▶ _STATED GOAL_:
Find the line with "Generate a web" and the line with "13, 16, 11];", then repeat both of them and every line in between exactly. Omit the pictures.

▶ _EXCERPTED RECORDS_:
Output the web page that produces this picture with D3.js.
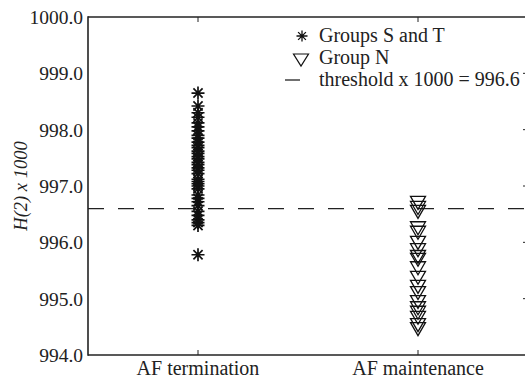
<!DOCTYPE html>
<html>
<head>
<meta charset="utf-8">
<script src="https://cdn.jsdelivr.net/npm/d3@7"></script>
<style>
  html, body { margin: 0; padding: 0; background: #fff; }
  svg { display: block; }
</style>
</head>
<body>
<svg id="chart" width="525" height="381"></svg>
<script>
// ---- data ----
const categories = ["AF termination", "AF maintenance"];
const yTicks = [994, 995, 996, 997, 998, 999, 1000];
const threshold = 996.6;
const groupST = [998.65, 998.42, 998.30, 998.22, 998.12, 998.05, 997.98, 997.90, 997.85,
  997.78, 997.72, 997.68, 997.62, 997.58, 997.52, 997.48, 997.42, 997.38, 997.32, 997.28,
  997.22, 997.12, 997.08, 997.04, 997.00, 996.95, 996.84, 996.78, 996.72, 996.65, 996.55,
  996.48, 996.40, 996.35, 996.30, 995.78];
const groupN = [996.70, 996.61, 996.54, 996.25, 996.17, 995.99, 995.86, 995.74, 995.69,
  995.54, 995.37, 995.21, 995.10, 994.94, 994.83, 994.75, 994.66, 994.53, 994.46];
const legendItems = ["Groups S and T", "Group N", "threshold x 1000 = 996.6"];

// ---- layout ----
const FONT = "'Liberation Serif', 'Times New Roman', Times, 'DejaVu Serif', serif";
const svg = d3.select("#chart");
const L = 88, R = 528, T = 17, B = 355;
const x = d3.scaleBand().domain(categories).range([L, R]);
const cx = c => x(c) + x.bandwidth() / 2;
const y = d3.scaleLinear().domain([994, 1000]).range([B, T]);
const ink = "#222";

// threshold dashed line
svg.append("line")
  .attr("x1", L).attr("x2", R)
  .attr("y1", y(threshold)).attr("y2", y(threshold))
  .attr("stroke", ink).attr("stroke-width", 1.2)
  .attr("stroke-dasharray", "16,14");

// markers
function starPath(s) {
  const r = s / 2, d = r * Math.SQRT1_2;
  return `M${-r},0L${r},0M0,${-r}L0,${r}M${-d},${-d}L${d},${d}M${-d},${d}L${d},${-d}`;
}
function triPath(w, h) {
  return `M${-w/2},${-h/2}L${w/2},${-h/2}L0,${h/2}Z`;
}

svg.append("g").selectAll("path").data(groupST).join("path")
  .attr("transform", d => `translate(${cx(categories[0])},${y(d)})`)
  .attr("d", starPath(13))
  .attr("fill", "none").attr("stroke", "#111").attr("stroke-width", 1.7);

svg.append("g").selectAll("path").data(groupN).join("path")
  .attr("transform", d => `translate(${cx(categories[1])},${y(d)})`)
  .attr("d", triPath(15, 13))
  .attr("fill", "none").attr("stroke", "#111").attr("stroke-width", 1.3);

// axes frame
const frame = svg.append("g").attr("stroke", ink).attr("stroke-width", 1.6).attr("fill", "none");
frame.append("line").attr("x1", L).attr("x2", L).attr("y1", T - 0.8).attr("y2", B + 0.8);
frame.append("line").attr("x1", L).attr("x2", R).attr("y1", B).attr("y2", B);
frame.append("line").attr("x1", L).attr("x2", R).attr("y1", T).attr("y2", T);
frame.append("line").attr("x1", R).attr("x2", R).attr("y1", T).attr("y2", B);

// inward ticks
const tk = svg.append("g").attr("stroke", ink).attr("stroke-width", 1);
categories.forEach(c => {
  tk.append("line").attr("x1", cx(c)).attr("x2", cx(c)).attr("y1", B).attr("y2", B - 5);
  tk.append("line").attr("x1", cx(c)).attr("x2", cx(c)).attr("y1", T).attr("y2", T + 5);
});
yTicks.slice(1, -1).forEach(v => {
  tk.append("line").attr("x1", R).attr("x2", R - 5).attr("y1", y(v)).attr("y2", y(v));
});

// y tick labels
svg.append("g").selectAll("text").data(yTicks).join("text")
  .attr("x", L - 5).attr("y", d => y(d)).attr("dy", "0.36em")
  .attr("text-anchor", "end").attr("font-size", 19.5)
  .attr("font-family", FONT).attr("fill", ink)
  .text(d => d3.format(".1f")(d));

// x labels
svg.append("g").selectAll("text").data(categories).join("text")
  .attr("x", d => cx(d)).attr("y", 375)
  .attr("text-anchor", "middle").attr("font-size", 20)
  .attr("font-family", FONT).attr("fill", ink)
  .text(d => d);

// y title
svg.append("text")
  .attr("transform", `translate(27,${(T + B) / 2}) rotate(-90)`)
  .attr("text-anchor", "middle").attr("font-size", 18.5).attr("font-style", "italic")
  .attr("font-family", FONT).attr("fill", ink)
  .text("H(2) x 1000");

// legend
const lg = svg.append("g");
const lx = 302, ltx = 319, rows = [36, 58, 80];
lg.append("path").attr("transform", `translate(${lx},${rows[0]})`).attr("d", starPath(11))
  .attr("fill", "none").attr("stroke", "#111").attr("stroke-width", 1.3);
lg.append("path").attr("transform", `translate(${lx - 1},${rows[1] + 2})`).attr("d", triPath(15, 12))
  .attr("fill", "none").attr("stroke", "#111").attr("stroke-width", 1.2);
lg.append("line").attr("x1", lx - 17).attr("x2", lx - 2).attr("y1", rows[2]).attr("y2", rows[2])
  .attr("stroke", ink).attr("stroke-width", 1.3);
lg.selectAll("text.leg").data(legendItems).join("text").attr("class", "leg")
  .attr("x", ltx).attr("y", (d, i) => rows[i] + 6).attr("font-size", 20)
  .attr("font-family", FONT).attr("fill", ink)
  .text(d => d);
</script>
</body>
</html>
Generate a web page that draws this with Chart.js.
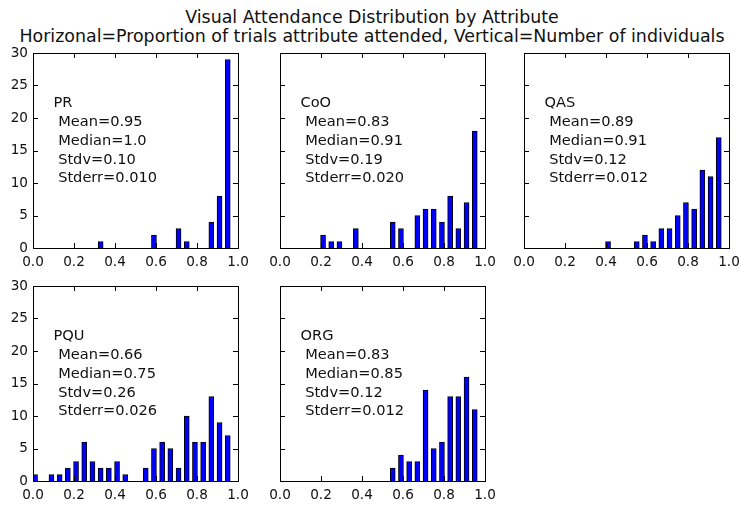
<!DOCTYPE html>
<html>
<head>
<meta charset="utf-8">
<script src="https://cdn.jsdelivr.net/npm/chart.js@4.4.1/dist/chart.umd.min.js"></script>
<style>
  body { margin: 0; background: #fff; width: 740px; height: 509px; overflow: hidden; position: relative; font-family: "DejaVu Sans", sans-serif; }
  #title { position: absolute; left: 0; top: 8px; width: 744px; text-align: center; font-size: 17.4px; line-height: 19px; color: #111; }
  canvas { position: absolute; }
</style>
</head>
<body>
<div id="title">Visual Attendance Distribution by Attribute<br>Horizonal=Proportion of trials attribute attended, Vertical=Number of individuals</div>
<canvas id="c0"></canvas>
<canvas id="c1"></canvas>
<canvas id="c2"></canvas>
<canvas id="c3"></canvas>
<canvas id="c4"></canvas>
<script>
// histogram data (bar centre -> count)
const panelNames = ['PR', 'CoO', 'QAS', 'PQU', 'ORG'];

const prBins = [0.33, 0.59, 0.71, 0.75, 0.87, 0.91, 0.95];
const prCounts = [1, 2, 3, 1, 4, 8, 29];

const cooBins = [0.21, 0.25, 0.29, 0.37, 0.55, 0.59, 0.67, 0.71, 0.75, 0.79, 0.83, 0.87, 0.91, 0.95];
const cooCounts = [2, 1, 1, 3, 4, 3, 5, 6, 6, 4, 8, 3, 7, 18];

const qasBins = [0.41, 0.55, 0.59, 0.63, 0.67, 0.71, 0.75, 0.79, 0.83, 0.87, 0.91, 0.95];
const qasCounts = [1, 1, 2, 1, 3, 3, 5, 7, 6, 12, 11, 17];

const pquBins = [0.01, 0.09, 0.13, 0.17, 0.21, 0.25, 0.29, 0.33, 0.37, 0.41, 0.45, 0.55, 0.59, 0.63, 0.67, 0.71, 0.75, 0.79, 0.83, 0.87, 0.91, 0.95];
const pquCounts = [1, 1, 1, 2, 3, 6, 3, 2, 2, 3, 1, 2, 5, 6, 5, 2, 10, 6, 6, 13, 9, 7];

const orgBins = [0.55, 0.59, 0.63, 0.67, 0.71, 0.75, 0.79, 0.83, 0.87, 0.91, 0.95];
const orgCounts = [2, 4, 3, 3, 14, 5, 6, 13, 13, 16, 11];

const means = ['0.95', '0.83', '0.89', '0.66', '0.83'];
const medians = ['1.0', '0.91', '0.91', '0.75', '0.85'];
const stdvs = ['0.10', '0.19', '0.12', '0.26', '0.12'];
const stderrs = ['0.010', '0.020', '0.012', '0.026', '0.012'];

const xRange = [0, 1];
const xStep = 0.2;
const yRange = [0, 30];
const yStep = 5;

const allBins = [prBins, cooBins, qasBins, pquBins, orgBins];
const allCounts = [prCounts, cooCounts, qasCounts, pquCounts, orgCounts];

// layout of the 3x2 grid (plot area boxes)
const colLeft = [33, 280, 524];
const rowTop = [53, 286];
const areaW = 205, areaH = 195;
const padL = 40, padT = 12, padR = 14, padB = 30;

// matplotlib-like frame with inward ticks on all four sides
const framePlugin = {
  id: 'frame',
  afterDraw(chart) {
    const { ctx, chartArea: a, scales: { x, y } } = chart;
    ctx.save();
    ctx.strokeStyle = '#000';
    ctx.lineWidth = 1;
    ctx.beginPath();
    x.ticks.forEach(t => {
      const px = Math.round(x.getPixelForValue(t.value)) + 0.5;
      ctx.moveTo(px, a.bottom); ctx.lineTo(px, a.bottom - 5);
      ctx.moveTo(px, a.top); ctx.lineTo(px, a.top + 5);
    });
    y.ticks.forEach(t => {
      const py = Math.round(y.getPixelForValue(t.value)) + 0.5;
      ctx.moveTo(a.left, py); ctx.lineTo(a.left + 5, py);
      ctx.moveTo(a.right, py); ctx.lineTo(a.right - 5, py);
    });
    ctx.stroke();
    ctx.strokeRect(Math.round(a.left) + 0.5, Math.round(a.top) + 0.5, Math.round(a.right - a.left), Math.round(a.bottom - a.top));
    ctx.restore();
  }
};

// stats text block in each panel
const notePlugin = {
  id: 'note',
  afterDatasetsDraw(chart, args, opts) {
    const { ctx, scales: { x, y } } = chart;
    const px = x.getPixelForValue(0.1);
    let py = y.getPixelForValue(22.2);
    ctx.save();
    ctx.fillStyle = '#111';
    ctx.font = '14.6px "DejaVu Sans"';
    ctx.textAlign = 'left';
    ctx.textBaseline = 'middle';
    opts.lines.forEach(line => {
      ctx.fillText(line, px, py);
      py += 18.7;
    });
    ctx.restore();
  }
};

panelNames.forEach((name, i) => {
  const col = i % 3, row = Math.floor(i / 3);
  const canvas = document.getElementById('c' + i);
  canvas.width = areaW + padL + padR;
  canvas.height = areaH + padT + padB;
  canvas.style.left = (colLeft[col] - padL) + 'px';
  canvas.style.top = (rowTop[row] - padT) + 'px';
  const showY = col === 0;

  new Chart(canvas.getContext('2d'), {
    type: 'bar',
    data: {
      datasets: [{
        data: allBins[i].map((b, k) => ({ x: b, y: allCounts[i][k] })),
        backgroundColor: '#0000ff',
        borderColor: '#000',
        borderWidth: 1,
        barThickness: 5,
      }],
    },
    options: {
      responsive: false,
      animation: false,
      layout: { padding: { top: padT, right: padR, left: 0, bottom: 0 } },
      plugins: {
        legend: { display: false },
        tooltip: { enabled: false },
        note: {
          lines: [name, ' Mean=' + means[i], ' Median=' + medians[i], ' Stdv=' + stdvs[i], ' Stderr=' + stderrs[i]],
        },
      },
      scales: {
        x: {
          type: 'linear',
          offset: false,
          min: xRange[0],
          max: xRange[1],
          grid: { display: false, drawTicks: false },
          border: { display: false },
          ticks: {
            stepSize: xStep,
            autoSkip: false,
            maxRotation: 0,
            padding: 6,
            color: '#111',
            font: { family: 'DejaVu Sans', size: 13.6 },
            callback: v => v.toFixed(1),
          },
          afterFit: s => { s.height = padB; s.paddingLeft = 0; s.paddingRight = 0; },
        },
        y: {
          min: yRange[0],
          max: yRange[1],
          grid: { display: false, drawTicks: false },
          border: { display: false },
          ticks: {
            display: showY,
            stepSize: yStep,
            padding: 5,
            color: '#111',
            font: { family: 'DejaVu Sans', size: 13.6 },
          },
          afterFit: s => { s.width = padL; s.paddingTop = 0; s.paddingBottom = 0; },
        },
      },
    },
    plugins: [framePlugin, notePlugin],
  });
});
</script>
</body>
</html>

▶ _PROBLEM SOLUTION_:
Generate a web page that draws this with Chart.js.
<!DOCTYPE html>
<html>
<head>
<meta charset="utf-8">
<script src="https://cdn.jsdelivr.net/npm/chart.js@4.4.1/dist/chart.umd.min.js"></script>
<style>
  body { margin: 0; background: #fff; width: 740px; height: 509px; overflow: hidden; position: relative; font-family: "DejaVu Sans", sans-serif; }
  #title { position: absolute; left: 0; top: 8px; width: 744px; text-align: center; font-size: 17.4px; line-height: 19px; color: #111; }
  canvas { position: absolute; }
</style>
</head>
<body>
<div id="title">Visual Attendance Distribution by Attribute<br>Horizonal=Proportion of trials attribute attended, Vertical=Number of individuals</div>
<canvas id="c0"></canvas>
<canvas id="c1"></canvas>
<canvas id="c2"></canvas>
<canvas id="c3"></canvas>
<canvas id="c4"></canvas>
<script>
// histogram data (bar centre -> count)
const panelNames = ['PR', 'CoO', 'QAS', 'PQU', 'ORG'];

const prBins = [0.33, 0.59, 0.71, 0.75, 0.87, 0.91, 0.95];
const prCounts = [1, 2, 3, 1, 4, 8, 29];

const cooBins = [0.21, 0.25, 0.29, 0.37, 0.55, 0.59, 0.67, 0.71, 0.75, 0.79, 0.83, 0.87, 0.91, 0.95];
const cooCounts = [2, 1, 1, 3, 4, 3, 5, 6, 6, 4, 8, 3, 7, 18];

const qasBins = [0.41, 0.55, 0.59, 0.63, 0.67, 0.71, 0.75, 0.79, 0.83, 0.87, 0.91, 0.95];
const qasCounts = [1, 1, 2, 1, 3, 3, 5, 7, 6, 12, 11, 17];

const pquBins = [0.01, 0.09, 0.13, 0.17, 0.21, 0.25, 0.29, 0.33, 0.37, 0.41, 0.45, 0.55, 0.59, 0.63, 0.67, 0.71, 0.75, 0.79, 0.83, 0.87, 0.91, 0.95];
const pquCounts = [1, 1, 1, 2, 3, 6, 3, 2, 2, 3, 1, 2, 5, 6, 5, 2, 10, 6, 6, 13, 9, 7];

const orgBins = [0.55, 0.59, 0.63, 0.67, 0.71, 0.75, 0.79, 0.83, 0.87, 0.91, 0.95];
const orgCounts = [2, 4, 3, 3, 14, 5, 6, 13, 13, 16, 11];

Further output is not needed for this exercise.